## Begin DATASET SECTION

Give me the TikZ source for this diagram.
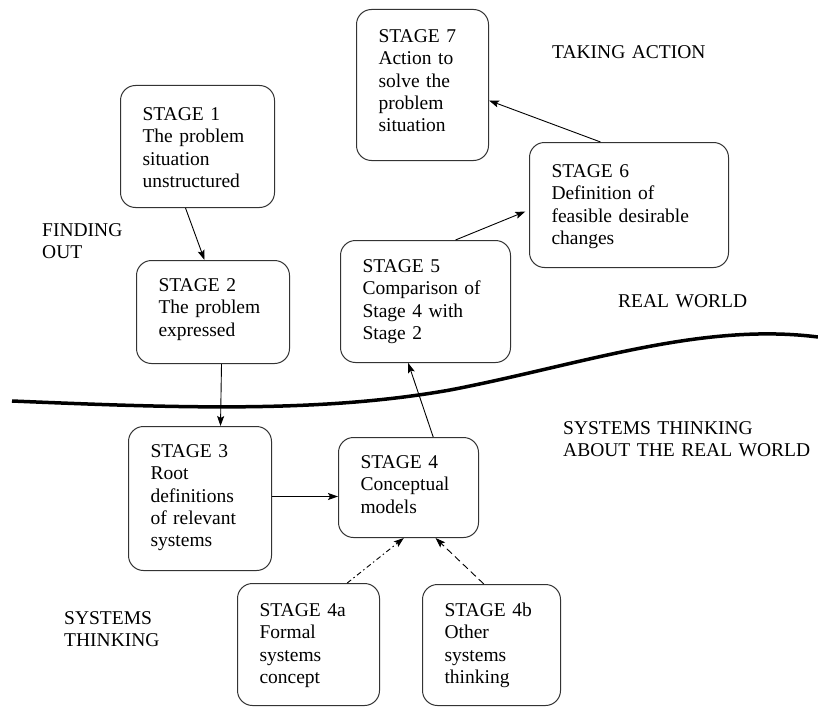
\documentclass[tikz,border=0pt]{standalone}
\usepackage{fontspec}
\setmainfont{Liberation Serif}
\usepackage{tikz}
\usetikzlibrary{positioning}
\usetikzlibrary{arrows.meta}

\begin{document}
\begin{tikzpicture}[x=1pt,y=-1pt,
  every node/.style={font=\fontsize{19.5}{22.3}\selectfont,inner sep=0pt},
  stage/.style={draw=black!80,line width=1pt,rounded corners=15pt,anchor=north west,align=left,inner xsep=22pt,inner ysep=0pt},
  region/.style={anchor=base west,align=left,text width=260pt},
  flow/.style={-{Stealth[length=10pt,width=7pt,inset=2pt]},line width=0.9pt},
  dashdot/.style={dash pattern=on 5pt off 3pt on 1.5pt off 3pt},
  longdash/.style={dash pattern=on 7pt off 4pt}]
\useasboundingbox (0,0) rectangle (818,706);

\node[stage,text width=110pt,text height=35pt,text depth=87pt] (s1) at (120,85) {STAGE 1\\The problem\\situation\\unstructured};
\node[stage,text width=109pt,text height=31pt,text depth=72pt] (s2) at (136,260) {STAGE 2\\The problem\\expressed};
\node[stage,text width=99pt,text height=31pt,text depth=113pt] (s3) at (128,426) {STAGE 3\\Root\\definitions\\of relevant\\systems};
\node[stage,text width=96pt,text height=31pt,text depth=69pt] (s4) at (338,437) {STAGE 4\\Conceptual\\models};
\node[stage,text width=126pt,text height=32pt,text depth=90pt] (s5) at (340,240) {STAGE 5\\Comparison of\\Stage 4 with\\Stage 2};
\node[stage,text width=155pt,text height=35pt,text depth=90pt] (s6) at (529,142) {STAGE 6\\Definition of\\feasible desirable\\changes};
\node[stage,text width=88pt,text height=33pt,text depth=118pt] (s7) at (356,9) {STAGE 7\\Action to\\solve the\\problem\\situation};
\node[stage,text width=98pt,text height=33pt,text depth=89pt] (s4a) at (237,583) {STAGE 4a\\Formal\\systems\\concept};
\node[stage,text width=94pt,text height=32pt,text depth=89pt] (s4b) at (422,584) {STAGE 4b\\Other\\systems\\thinking};

\node[region] (findout) at (42,236) {FINDING\\OUT};
\node[region] (takeaction) at (552,59) {TAKING ACTION};
\node[region] (realworld) at (618,307) {REAL WORLD};
\node[region] (thinkabout) at (563,434) {SYSTEMS THINKING\\ABOUT THE REAL WORLD};
\node[region] (systhink) at (64,624) {SYSTEMS\\THINKING};

\draw[line width=3.5pt] (12,401) .. controls (180,408) and (320,413) .. (450,390)
  .. controls (580,365) and (700,322) .. (818,337);

\path[flow]
  ([xshift=-12pt]s1.south) edge ([xshift=-8.5pt]s2.north)
  ([xshift=8.5pt]s2.south) edge ([xshift=20.5pt]s3.north)
  ([yshift=2pt]s3.east) edge ([yshift=2pt]s3.east -| s4.west)
  ([xshift=24.7pt]s4.north) edge ([xshift=-17.3pt]s5.south)
  ([xshift=30pt]s5.north) edge[shorten >=4pt] ([yshift=-5pt]s6.west)
  ([xshift=-28.5pt]s6.north) edge ([yshift=-15.5pt]s7.east)
  ([xshift=38.7pt]s4a.north) edge[dashdot] ([xshift=-4.7pt]s4.south)
  ([xshift=-7.7pt]s4b.north) edge[longdash] ([xshift=27pt]s4.south)
  ;
\end{tikzpicture}
\end{document}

## End DATASET SECTION

YOUR INSTRUCTIONS: Write out the full listing verbatim, excluding its pictures.

SOLUTION FOR THIS EXERCISE:
Give me the TikZ source for this diagram.
\documentclass[tikz,border=0pt]{standalone}
\usepackage{fontspec}
\setmainfont{Liberation Serif}
\usepackage{tikz}
\usetikzlibrary{positioning}
\usetikzlibrary{arrows.meta}

\begin{document}
\begin{tikzpicture}[x=1pt,y=-1pt,
  every node/.style={font=\fontsize{19.5}{22.3}\selectfont,inner sep=0pt},
  stage/.style={draw=black!80,line width=1pt,rounded corners=15pt,anchor=north west,align=left,inner xsep=22pt,inner ysep=0pt},
  region/.style={anchor=base west,align=left,text width=260pt},
  flow/.style={-{Stealth[length=10pt,width=7pt,inset=2pt]},line width=0.9pt},
  dashdot/.style={dash pattern=on 5pt off 3pt on 1.5pt off 3pt},
  longdash/.style={dash pattern=on 7pt off 4pt}]
\useasboundingbox (0,0) rectangle (818,706);

\node[stage,text width=110pt,text height=35pt,text depth=87pt] (s1) at (120,85) {STAGE 1\\The problem\\situation\\unstructured};
\node[stage,text width=109pt,text height=31pt,text depth=72pt] (s2) at (136,260) {STAGE 2\\The problem\\expressed};
\node[stage,text width=99pt,text height=31pt,text depth=113pt] (s3) at (128,426) {STAGE 3\\Root\\definitions\\of relevant\\systems};
\node[stage,text width=96pt,text height=31pt,text depth=69pt] (s4) at (338,437) {STAGE 4\\Conceptual\\models};
\node[stage,text width=126pt,text height=32pt,text depth=90pt] (s5) at (340,240) {STAGE 5\\Comparison of\\Stage 4 with\\Stage 2};
\node[stage,text width=155pt,text height=35pt,text depth=90pt] (s6) at (529,142) {STAGE 6\\Definition of\\feasible desirable\\changes};
\node[stage,text width=88pt,text height=33pt,text depth=118pt] (s7) at (356,9) {STAGE 7\\Action to\\solve the\\problem\\situation};
\node[stage,text width=98pt,text height=33pt,text depth=89pt] (s4a) at (237,583) {STAGE 4a\\Formal\\systems\\concept};
\node[stage,text width=94pt,text height=32pt,text depth=89pt] (s4b) at (422,584) {STAGE 4b\\Other\\systems\\thinking};

\node[region] (findout) at (42,236) {FINDING\\OUT};
\node[region] (takeaction) at (552,59) {TAKING ACTION};
\node[region] (realworld) at (618,307) {REAL WORLD};
\node[region] (thinkabout) at (563,434) {SYSTEMS THINKING\\ABOUT THE REAL WORLD};
\node[region] (systhink) at (64,624) {SYSTEMS\\THINKING};

\draw[line width=3.5pt] (12,401) .. controls (180,408) and (320,413) .. (450,390)
  .. controls (580,365) and (700,322) .. (818,337);

\path[flow]
  ([xshift=-12pt]s1.south) edge ([xshift=-8.5pt]s2.north)
  ([xshift=8.5pt]s2.south) edge ([xshift=20.5pt]s3.north)
  ([yshift=2pt]s3.east) edge ([yshift=2pt]s3.east -| s4.west)
  ([xshift=24.7pt]s4.north) edge ([xshift=-17.3pt]s5.south)
  ([xshift=30pt]s5.north) edge[shorten >=4pt] ([yshift=-5pt]s6.west)
  ([xshift=-28.5pt]s6.north) edge ([yshift=-15.5pt]s7.east)
  ([xshift=38.7pt]s4a.north) edge[dashdot] ([xshift=-4.7pt]s4.south)
  ([xshift=-7.7pt]s4b.north) edge[longdash] ([xshift=27pt]s4.south)
  ;
\end{tikzpicture}
\end{document}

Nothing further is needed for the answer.